38 thoughts on “ARM cortex-M3 prototyping on a budget

  1. As a purchaser of an mbed, I’ve been playing with it for two months now and there are some definate pros, but some definate cons
    -easy c style development environment is easy to pick up and there are lots of code examples
    -onboard etherner
    -ease of programming (usb disk just copy .bin file)
    -debugging is easy with onboard LEDs
    -small footprint
    -need internet access to compile
    -limited access to lower level hardware
    -price (not that bad, it was $75 CAD shipped for my girlfriend when she got it at christmas)
    -blue LEDs

    all in all it’s good board to start with and an excellent widget, it’s also great for interfacing widgets to a computer, but as stated above, there are some limitations

  2. Looks very interesting, I would love to see similar products for ST’s cortex-M3 microcontrollers, all progress of leaflab’s maple leaf seems to have ground to a hault.

    1. Anything is possible if you’re willing to put in the time to make it work.
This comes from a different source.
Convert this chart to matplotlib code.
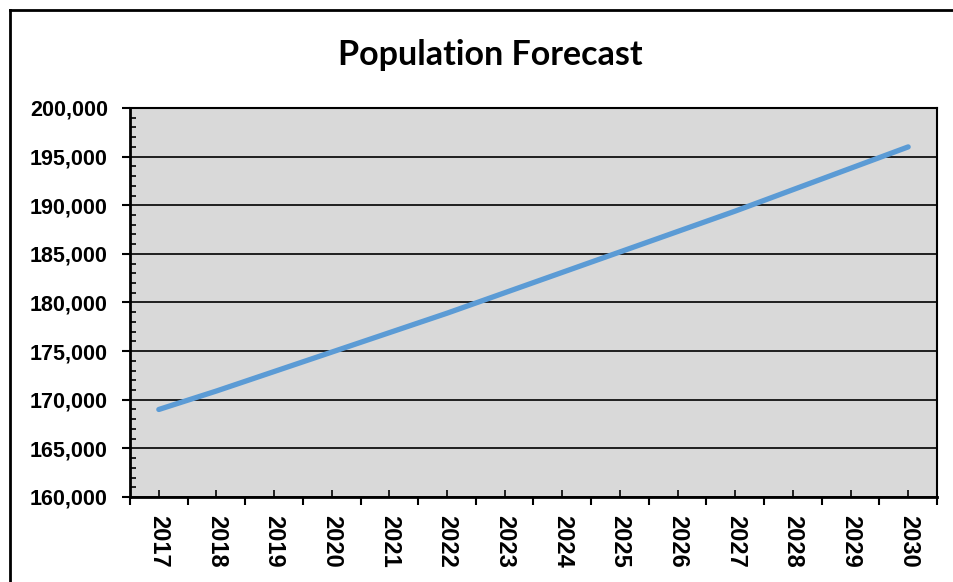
import matplotlib
matplotlib.use("Agg")
import matplotlib.pyplot as plt
from matplotlib.lines import Line2D
from matplotlib.ticker import FuncFormatter, MultipleLocator, FixedLocator

# data
years = [2017, 2018, 2019, 2020, 2021, 2022, 2023, 2024, 2025, 2026, 2027, 2028, 2029, 2030]
population = [169000, 170900, 172900, 174900, 176900, 178900, 181000,
              183100, 185200, 187300, 189400, 191600, 193800, 196000]

W, H = 954, 582
fig = plt.figure(figsize=(W / 100, H / 100), dpi=100)
ax = fig.add_axes([130 / W, (H - 497) / H, 807 / W, 389 / H])
ax.set_facecolor("#d9d9d9")

xpos = list(range(len(years)))
ax.plot(xpos, population, color="#5b9bd5", linewidth=3.8, solid_capstyle="round", zorder=3)

ax.set_xlim(-0.5, len(years) - 0.5)
ax.set_ylim(160000, 200000)

# y axis: major ticks out, minor ticks in
ax.yaxis.set_major_locator(MultipleLocator(5000))
ax.yaxis.set_minor_locator(MultipleLocator(1000))
ax.yaxis.set_major_formatter(FuncFormatter(lambda v, p: f"{int(v):,}"))
ax.tick_params(axis="y", which="major", direction="out", length=6, width=1.5, pad=10,
               labelsize=15.5, colors="black")
ax.tick_params(axis="y", which="minor", direction="in", length=4, width=1.2)
for lab in ax.get_yticklabels():
    lab.set_fontfamily("Liberation Sans")
    lab.set_fontweight("bold")

# x axis: category boundaries as major ticks (out), labels on the centres (minor, in)
ax.xaxis.set_major_locator(FixedLocator([i - 0.5 for i in range(len(years) + 1)]))
ax.xaxis.set_minor_locator(FixedLocator(xpos))
ax.set_xticklabels([])
ax.set_xticklabels([str(y) for y in years], minor=True, rotation=-90,
                   fontfamily="Liberation Sans", fontweight="bold", fontsize=17)
ax.tick_params(axis="x", which="major", direction="out", length=6, width=1.5)
ax.tick_params(axis="x", which="minor", direction="in", length=5, width=1.2, pad=13)

ax.grid(axis="y", which="major", color="black", linewidth=1.2, zorder=1)
ax.set_axisbelow(True)
for side in ["left", "bottom"]:
    ax.spines[side].set_linewidth(2)
for side in ["top", "right"]:
    ax.spines[side].set_linewidth(1.5)

fig.text(490 / W, 1 - 55 / H, "Population Forecast", ha="center", va="center",
         fontsize=24.5, fontweight="bold", fontfamily="Lato")

# outer chart frame
fig.add_artist(Line2D([10 / W, 10 / W], [0, 1 - 10 / H], color="black", linewidth=2))
fig.add_artist(Line2D([10 / W, 1], [1 - 10 / H, 1 - 10 / H], color="black", linewidth=2))

fig.savefig("out.png", dpi=100)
The key thing is figuring out whether or not it is worth your time. Figure this: how well would android run on a computer circa 1995 (100MHz, 32b era)?

      Look into a cortex-A series if you’re looking to do “Applications” processing. Pick this if you want to do touch screen or linux stuff;

      “R” series is more geared toward “Real-time” industrial systems control with an RTOS;

      The “M” series is meant for “Microcontroller” applications, like sensor reading, maybe some serial communications, and PWM/servo/motor control;

  3. As an alternative if you don’t mind MIPS to ARM (makes little difference when using GCC anyhow), PIC32MX is still ridiculously cheap for what it is at the moment, also tops out at 100MIPS and dev boards can be had delivered for about 60% the cost of this one. But you trade Ethernet for a USB slave/host.

  4. @Eric
    I can’t tell you how much blue LEDs annoy me, they are insanely bright when you’re doing things at night. The single LED in my usb headphones is bright enough to double as a flashlight, hell, it shines through electrical tape in the light.
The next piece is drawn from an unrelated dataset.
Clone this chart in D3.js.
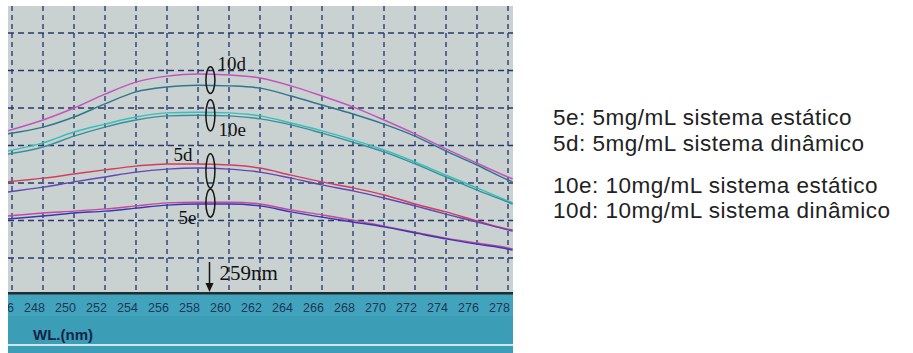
<!DOCTYPE html>
<html>
<head>
<meta charset="utf-8">
<script src="https://cdnjs.cloudflare.com/ajax/libs/d3/7.8.5/d3.min.js"></script>
<style>
  body { margin: 0; background: #fff; }
  .note { font-family: "Liberation Serif", "Times New Roman", serif; fill: #111; }
  .legend-text { font-family: "Liberation Sans", Arial, sans-serif; font-size: 22.5px; letter-spacing: 0.5px; fill: #222; }
</style>
</head>
<body>
<div class="container"></div>
<script>
// wavelength (nm) at each sample
const wavelengths = [245.7, 248, 250, 252, 254, 256, 258, 260, 262, 264, 266, 268, 270, 272, 274, 276, 278, 278.3];
// absorbance, two traces per sample
const abs10dA = [0.439, 0.468, 0.500, 0.537, 0.569, 0.585, 0.591, 0.588, 0.580, 0.559, 0.532, 0.503, 0.468, 0.431, 0.391, 0.353, 0.316, 0.311];
const abs10dB = [0.431, 0.449, 0.476, 0.511, 0.543, 0.556, 0.561, 0.559, 0.553, 0.532, 0.508, 0.484, 0.457, 0.425, 0.385, 0.348, 0.308, 0.303];
const abs10eA = [0.385, 0.407, 0.436, 0.457, 0.476, 0.487, 0.489, 0.487, 0.479, 0.460, 0.439, 0.415, 0.388, 0.356, 0.321, 0.287, 0.252, 0.247];
const abs10eB = [0.377, 0.396, 0.425, 0.449, 0.468, 0.479, 0.481, 0.479, 0.471, 0.455, 0.433, 0.409, 0.383, 0.351, 0.316, 0.281, 0.249, 0.244];
const abs5dA  = [0.303, 0.313, 0.324, 0.335, 0.345, 0.351, 0.351, 0.348, 0.340, 0.321, 0.303, 0.287, 0.268, 0.244, 0.223, 0.199, 0.177, 0.175];
const abs5dB  = [0.276, 0.289, 0.303, 0.316, 0.329, 0.337, 0.340, 0.337, 0.329, 0.313, 0.295, 0.279, 0.260, 0.239, 0.217, 0.196, 0.175, 0.172];
const abs5eA  = [0.212, 0.220, 0.225, 0.231, 0.239, 0.247, 0.249, 0.249, 0.244, 0.228, 0.215, 0.201, 0.185, 0.169, 0.153, 0.140, 0.127, 0.124];
const abs5eB  = [0.204, 0.212, 0.220, 0.225, 0.233, 0.241, 0.244, 0.244, 0.239, 0.223, 0.209, 0.196, 0.183, 0.167, 0.151, 0.137, 0.124, 0.121];

const xTicks = [246, 248, 250, 252, 254, 256, 258, 260, 262, 264, 266, 268, 270, 272, 274, 276, 278];
const yGrid = [0.1, 0.2, 0.3, 0.4, 0.5, 0.6, 0.7];

const tags = ['10d', '10e', '5d', '5e'];
const legendLines = [
  '5e: 5mg/mL sistema estático',
  '5d: 5mg/mL sistema dinâmico',
  '',
  '10e: 10mg/mL sistema estático',
  '10d: 10mg/mL sistema dinâmico'
];
const peakWl = 259;

function spectrum() {
  const W = 913, H = 353;
  const plot = {left: 8, right: 513, top: 6, bottom: 292};
  const band = {top: 292, bottom: 353};

  const svg = d3.select('.container')
    .append('svg')
    .attr('width', W)
    .attr('height', H);

  // scales
  let x = d3.scaleLinear().domain([246, 278]).range([12, 508]);
  let y = d3.scaleLinear().domain([0, 0.8]).range([295.5, -4.5]);

  svg.append('clipPath').attr('id', 'plotclip')
    .append('rect')
    .attr('x', plot.left).attr('y', plot.top)
    .attr('width', plot.right - plot.left).attr('height', plot.bottom - plot.top);
  svg.append('clipPath').attr('id', 'bandclip')
    .append('rect')
    .attr('x', plot.left).attr('y', band.top)
    .attr('width', plot.right - plot.left).attr('height', band.bottom - band.top);

  // screen background
  svg.append('rect')
    .attr('x', plot.left).attr('y', plot.top)
    .attr('width', plot.right - plot.left).attr('height', plot.bottom - plot.top)
    .attr('fill', '#c9d1d1');

  const g = svg.append('g').attr('clip-path', 'url(#plotclip)');

  // dashed grid
  g.append('g')
    .selectAll('line')
    .data(xTicks)
    .enter().append('line')
      .attr('x1', d => x(d)).attr('x2', d => x(d))
      .attr('y1', plot.top).attr('y2', plot.bottom)
      .attr('stroke', '#34477e')
      .attr('stroke-width', 1.5)
      .attr('stroke-dasharray', '5,4');
  g.append('g')
    .selectAll('line')
    .data(yGrid)
    .enter().append('line')
      .attr('x1', plot.left).attr('x2', plot.right)
      .attr('y1', d => y(d)).attr('y2', d => y(d))
      .attr('stroke', '#28386c')
      .attr('stroke-width', 1.5)
      .attr('stroke-dasharray', '6,4');

  // spectra
  const series = [
    {values: abs10dA, color: '#c653bd'},
    {values: abs10dB, color: '#30778e'},
    {values: abs10eA, color: '#38bfb8'},
    {values: abs10eB, color: '#3a8f9c'},
    {values: abs5dA,  color: '#d23f5c'},
    {values: abs5dB,  color: '#6148b8'},
    {values: abs5eA,  color: '#c54a98'},
    {values: abs5eB,  color: '#3a36b4'}
  ];
  let line = d3.line()
    .x((d, i) => x(wavelengths[i]))
    .y(d => y(d))
    .curve(d3.curveMonotoneX);

  g.append('g')
    .selectAll('path')
    .data(series)
    .enter().append('path')
      .attr('d', d => line(d.values))
      .attr('fill', 'none')
      .attr('stroke', d => d.color)
      .attr('stroke-width', 1.5);

  // ovals grouping the two traces of each sample, at the peak
  const ovalWl = peakWl - 0.2;
  const ovals = [
    {tag: tags[0], top: d3.max([abs10dA[7], abs10dB[7]]) + 0.022, bottom: d3.min([abs10dA[7], abs10dB[7]]) - 0.02, dx: 7, side: 'top', dy: 3},
    {tag: tags[1], top: d3.max([abs10eA[7], abs10eB[7]]) + 0.035, bottom: d3.min([abs10eA[7], abs10eB[7]]) - 0.04, dx: 8, side: 'bottom', dy: 5},
    {tag: tags[2], top: d3.max([abs5dA[7], abs5dB[7]]) + 0.03, bottom: d3.min([abs5dA[7], abs5dB[7]]) - 0.05, dx: -37, side: 'top', dy: 7},
    {tag: tags[3], top: d3.max([abs5eA[7], abs5eB[7]]) + 0.035, bottom: d3.min([abs5eA[7], abs5eB[7]]) - 0.035, dx: -32, side: 'bottom', dy: 7}
  ];
  svg.append('g')
    .selectAll('ellipse')
    .data(ovals)
    .enter().append('ellipse')
      .attr('cx', x(ovalWl))
      .attr('cy', d => (y(d.top) + y(d.bottom)) / 2)
      .attr('rx', 4.5)
      .attr('ry', d => (y(d.bottom) - y(d.top)) / 2)
      .attr('fill', 'none')
      .attr('stroke', '#151515')
      .attr('stroke-width', 1.5);
  svg.append('g')
    .selectAll('text')
    .data(ovals)
    .enter().append('text')
      .classed('note', true)
      .attr('x', d => x(ovalWl) + d.dx)
      .attr('y', d => (d.side === 'top' ? y(d.top) : y(d.bottom)) + d.dy)
      .style('font-size', '19px')
      .text(d => d.tag);

  // peak marker
  const px = x(peakWl) - 4;
  svg.append('line')
    .attr('x1', px).attr('x2', px)
    .attr('y1', 262).attr('y2', 284)
    .attr('stroke', '#151515')
    .attr('stroke-width', 1.5);
  svg.append('path')
    .attr('d', `M${px - 4},${283} L${px + 4},${283} L${px},${292} Z`)
    .attr('fill', '#151515');
  svg.append('text')
    .classed('note', true)
    .attr('x', px + 10)
    .attr('y', 280)
    .style('font-size', '21px')
    .text(peakWl + 'nm');

  // axis band at the bottom of the screen
  const b = svg.append('g').attr('clip-path', 'url(#bandclip)');
  b.append('rect')
    .attr('x', plot.left).attr('y', band.top)
    .attr('width', plot.right - plot.left).attr('height', band.bottom - band.top)
    .attr('fill', '#3b9db6');
  b.append('rect')
    .attr('x', plot.left).attr('y', band.top)
    .attr('width', plot.right - plot.left).attr('height', 24)
    .attr('fill', '#42a4bc');
  b.append('rect')
    .attr('x', plot.left).attr('y', 344)
    .attr('width', plot.right - plot.left).attr('height', 2)
    .attr('fill', '#cde6ec');
  b.append('rect')
    .attr('x', plot.left).attr('y', band.top)
    .attr('width', plot.right - plot.left).attr('height', 2.5)
    .attr('fill', '#1f2c34');

  let xAxis = d3.axisBottom(x).tickValues(xTicks).tickSize(0).tickFormat(d3.format('d'));
  b.append('g')
    .attr('transform', 'translate(0,' + (band.top + 8) + ')')
    .call(xAxis)
    .call(s => s.select('.domain').remove())
    .selectAll('text')
      .attr('dx', -9)
      .attr('fill', '#1c3558')
      .style('font-size', '12.5px')
      .style('font-family', '"Liberation Sans", Arial, sans-serif');

  b.append('text')
    .attr('x', 33)
    .attr('y', 340)
    .style('font-family', '"Liberation Sans", Arial, sans-serif')
    .style('font-weight', 'bold')
    .style('font-size', '15px')
    .attr('fill', '#14254a')
    .text('WL.(nm)');

  // legend on the right, a blank line between the two concentrations
  svg.append('g')
    .selectAll('text')
    .data(legendLines)
    .enter().append('text')
      .classed('legend-text', true)
      .attr('x', 553)
      .attr('y', (d, i) => 125 + i * 25.5 - (i > 2 ? 9 : 0))
      .text(d => d);
}

spectrum();
</script>
</body>
</html>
  5. For those who don’t want to deal with an external programmer and want similar power (minus the EEPROM and the 32kHz crystal) the PIC32-based UBW32 comes in at only a few bucks more. Not an ARM but still a pretty fun device if the 8-bit units are a bit too wuss for whatever you may have in mind.

  6. A couple of questions:

    1) Can’t we use BusPirate as a JTAG programmer?
    2) I think Sparkfun published a bootloader for ARM LPC microcontroller. It can be used for ease of programming right?

  7. -need internet access to compile
    -limited access to lower level hardware

    Those two lines caused me to lose all interest. 80% was lost due to need for internet access, the remaining 20% of my interest is lost due to lacking lower level access.

  8. @Scotty

    The cortex-m3 doesn’t require internet access to compile, that’s the mbed. The cortex-m3 just requires a jtag programmer… but it would be nice if the board had a usb jtag programmer built-in.

  9. @The Ideanator

    I agree, I put some blue Leds on my PC (for power/hdd) and it was like high-beams, I eventually just disconnected them.

    I think your problem isn’t with the color so much as the intensity, I wish dim and diffused blue LEDs were used in more electronics.

    $32 is a great deal, and ARM needs cheap breakout boards, Thumbs up for this post :)

  10. @TheR Maple’s not dead yet! LeafLabs just hired a new employee (me!) to get the IDE, library, and docs rolled out in time for the next shipment of boards which should be coming back in a couple weeks. You can see what we’re up to on github (; we’ve been super bummed about the dearth of Maple boards after long customs delays and design iterations but we want to be out hacking and getting distributed as soon as possible!

  11. … also, that being said, we’re super impressed with NGX’s price point and the awesome USB mass storage setup the mbed has. We’d love to see the arduino IDE targeting all of these platforms as an accessible starting point, plus gcc-based libraries for power users, plus free-toolchain-compatible cloud-based compilation and code sharing as a social hook.

  12. @Michael

    The M3’s are targeted at lower level applications than image processing. You probably want to go with an A8 (specifically TI’s OMAP chip on the beagleboard and gumstix can come with DSP).

    That being said, this is a great price for a dev board (although lacking a programmer is a con). If you can squeeze your application code onto it then you will save some serious money. I will probably be getting one to see what it can do.

  13. “looks suspiciously like an arduino.”

    Well, most small MCU development boards that I’ve seen in the last 20 years “look” suspiciously similar to an Arduino, that is ICs in the middle, large headers on the sides, some power supply components in one corner, etc.

  14. Interesting, I just bought one of these yesterday:

    Just for my own projects I think I am going to design a simple board based on STM32F105 for the USB bootloader alone. Makes it so much easier for anyone you want to distribute your designs out to, no special hardware, and in most cases, no special pins either, just connect as you would in use and flip a switch to enter DFU mode.

    But get my feet wet with the development board first, haven’t used any of the family before.

  15. Just thought I’d add that the STM32’s all have a serial bootloader, no JTAG required, though it is a nice to have. Take a look at OOCDLink for an open JTAG project (haven’t built one yet, but it’s in my queue…).

  16. @daphreak – my vision processing ambitions are pretty small at the moment :) Simply finding a bright object (a candle flame, in fact). I figure since an ATmega is capable of object detection/tracking (AVRcam), this ARM would offer some additional power. Altho I am currently considering Propeller as one platform… anyhoo…

  17. The analog design of this board is not good. In fact, it’s so bad that you should expect to be able to use the LPC1768’s built-in ADC. I measured 200 mV of noise on the analog ground on my board, which just kills ADC performance.